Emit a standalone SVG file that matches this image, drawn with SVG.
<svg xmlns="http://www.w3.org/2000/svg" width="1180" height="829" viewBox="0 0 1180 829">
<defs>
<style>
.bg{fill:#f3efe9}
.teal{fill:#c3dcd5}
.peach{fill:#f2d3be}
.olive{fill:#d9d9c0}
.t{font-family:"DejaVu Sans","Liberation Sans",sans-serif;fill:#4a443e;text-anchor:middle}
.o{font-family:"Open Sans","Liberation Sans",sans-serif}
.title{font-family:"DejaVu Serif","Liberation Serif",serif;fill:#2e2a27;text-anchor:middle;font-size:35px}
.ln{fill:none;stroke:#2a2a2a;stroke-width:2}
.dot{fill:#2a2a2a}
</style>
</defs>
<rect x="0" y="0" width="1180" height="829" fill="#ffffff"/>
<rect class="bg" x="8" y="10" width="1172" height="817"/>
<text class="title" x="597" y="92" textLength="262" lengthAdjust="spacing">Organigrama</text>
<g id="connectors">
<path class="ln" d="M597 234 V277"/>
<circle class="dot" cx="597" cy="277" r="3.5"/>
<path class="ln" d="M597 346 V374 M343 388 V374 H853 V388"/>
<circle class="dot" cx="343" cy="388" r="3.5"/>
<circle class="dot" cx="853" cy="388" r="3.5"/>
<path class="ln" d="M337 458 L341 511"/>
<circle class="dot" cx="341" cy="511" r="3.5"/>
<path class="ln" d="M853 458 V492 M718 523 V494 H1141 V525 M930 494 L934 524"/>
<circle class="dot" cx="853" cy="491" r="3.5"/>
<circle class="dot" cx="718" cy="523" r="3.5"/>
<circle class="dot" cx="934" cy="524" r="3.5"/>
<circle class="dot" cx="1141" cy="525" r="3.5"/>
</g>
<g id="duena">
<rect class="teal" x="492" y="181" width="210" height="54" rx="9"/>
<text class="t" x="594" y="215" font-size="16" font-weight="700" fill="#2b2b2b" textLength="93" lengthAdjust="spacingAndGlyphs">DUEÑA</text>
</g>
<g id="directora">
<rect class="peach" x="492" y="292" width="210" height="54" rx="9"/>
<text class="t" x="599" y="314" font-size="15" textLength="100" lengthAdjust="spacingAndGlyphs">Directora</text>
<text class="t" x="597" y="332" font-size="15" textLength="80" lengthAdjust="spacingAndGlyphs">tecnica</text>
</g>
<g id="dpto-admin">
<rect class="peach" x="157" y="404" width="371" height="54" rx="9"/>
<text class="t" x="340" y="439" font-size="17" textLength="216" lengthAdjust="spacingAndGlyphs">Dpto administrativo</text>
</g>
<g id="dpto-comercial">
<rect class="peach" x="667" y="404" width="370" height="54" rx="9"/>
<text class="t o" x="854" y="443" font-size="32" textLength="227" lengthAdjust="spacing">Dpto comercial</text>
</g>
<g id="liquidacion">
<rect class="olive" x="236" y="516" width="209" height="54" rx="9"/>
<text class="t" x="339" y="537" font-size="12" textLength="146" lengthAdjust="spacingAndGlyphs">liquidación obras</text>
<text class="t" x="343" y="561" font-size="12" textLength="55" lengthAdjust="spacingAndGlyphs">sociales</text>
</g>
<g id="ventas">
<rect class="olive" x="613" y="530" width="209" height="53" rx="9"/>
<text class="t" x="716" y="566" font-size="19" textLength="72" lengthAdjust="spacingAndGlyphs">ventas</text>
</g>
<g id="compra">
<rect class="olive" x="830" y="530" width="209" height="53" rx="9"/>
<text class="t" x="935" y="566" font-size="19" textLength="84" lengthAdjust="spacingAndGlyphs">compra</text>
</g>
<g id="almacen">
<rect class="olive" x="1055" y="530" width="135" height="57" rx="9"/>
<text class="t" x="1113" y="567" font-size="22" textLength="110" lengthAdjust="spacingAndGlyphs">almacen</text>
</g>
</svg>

◇ ◇ ◇ ◇ ◇

Instruction: Write the listing out again, exactly as shown above.

The output:
Emit a standalone SVG file that matches this image, drawn with SVG.
<svg xmlns="http://www.w3.org/2000/svg" width="1180" height="829" viewBox="0 0 1180 829">
<defs>
<style>
.bg{fill:#f3efe9}
.teal{fill:#c3dcd5}
.peach{fill:#f2d3be}
.olive{fill:#d9d9c0}
.t{font-family:"DejaVu Sans","Liberation Sans",sans-serif;fill:#4a443e;text-anchor:middle}
.o{font-family:"Open Sans","Liberation Sans",sans-serif}
.title{font-family:"DejaVu Serif","Liberation Serif",serif;fill:#2e2a27;text-anchor:middle;font-size:35px}
.ln{fill:none;stroke:#2a2a2a;stroke-width:2}
.dot{fill:#2a2a2a}
</style>
</defs>
<rect x="0" y="0" width="1180" height="829" fill="#ffffff"/>
<rect class="bg" x="8" y="10" width="1172" height="817"/>
<text class="title" x="597" y="92" textLength="262" lengthAdjust="spacing">Organigrama</text>
<g id="connectors">
<path class="ln" d="M597 234 V277"/>
<circle class="dot" cx="597" cy="277" r="3.5"/>
<path class="ln" d="M597 346 V374 M343 388 V374 H853 V388"/>
<circle class="dot" cx="343" cy="388" r="3.5"/>
<circle class="dot" cx="853" cy="388" r="3.5"/>
<path class="ln" d="M337 458 L341 511"/>
<circle class="dot" cx="341" cy="511" r="3.5"/>
<path class="ln" d="M853 458 V492 M718 523 V494 H1141 V525 M930 494 L934 524"/>
<circle class="dot" cx="853" cy="491" r="3.5"/>
<circle class="dot" cx="718" cy="523" r="3.5"/>
<circle class="dot" cx="934" cy="524" r="3.5"/>
<circle class="dot" cx="1141" cy="525" r="3.5"/>
</g>
<g id="duena">
<rect class="teal" x="492" y="181" width="210" height="54" rx="9"/>
<text class="t" x="594" y="215" font-size="16" font-weight="700" fill="#2b2b2b" textLength="93" lengthAdjust="spacingAndGlyphs">DUEÑA</text>
</g>
<g id="directora">
<rect class="peach" x="492" y="292" width="210" height="54" rx="9"/>
<text class="t" x="599" y="314" font-size="15" textLength="100" lengthAdjust="spacingAndGlyphs">Directora</text>
<text class="t" x="597" y="332" font-size="15" textLength="80" lengthAdjust="spacingAndGlyphs">tecnica</text>
</g>
<g id="dpto-admin">
<rect class="peach" x="157" y="404" width="371" height="54" rx="9"/>
<text class="t" x="340" y="439" font-size="17" textLength="216" lengthAdjust="spacingAndGlyphs">Dpto administrativo</text>
</g>
<g id="dpto-comercial">
<rect class="peach" x="667" y="404" width="370" height="54" rx="9"/>
<text class="t o" x="854" y="443" font-size="32" textLength="227" lengthAdjust="spacing">Dpto comercial</text>
</g>
<g id="liquidacion">
<rect class="olive" x="236" y="516" width="209" height="54" rx="9"/>
<text class="t" x="339" y="537" font-size="12" textLength="146" lengthAdjust="spacingAndGlyphs">liquidación obras</text>
<text class="t" x="343" y="561" font-size="12" textLength="55" lengthAdjust="spacingAndGlyphs">sociales</text>
</g>
<g id="ventas">
<rect class="olive" x="613" y="530" width="209" height="53" rx="9"/>
<text class="t" x="716" y="566" font-size="19" textLength="72" lengthAdjust="spacingAndGlyphs">ventas</text>
</g>
<g id="compra">
<rect class="olive" x="830" y="530" width="209" height="53" rx="9"/>
<text class="t" x="935" y="566" font-size="19" textLength="84" lengthAdjust="spacingAndGlyphs">compra</text>
</g>
<g id="almacen">
<rect class="olive" x="1055" y="530" width="135" height="57" rx="9"/>
<text class="t" x="1113" y="567" font-size="22" textLength="110" lengthAdjust="spacingAndGlyphs">almacen</text>
</g>
</svg>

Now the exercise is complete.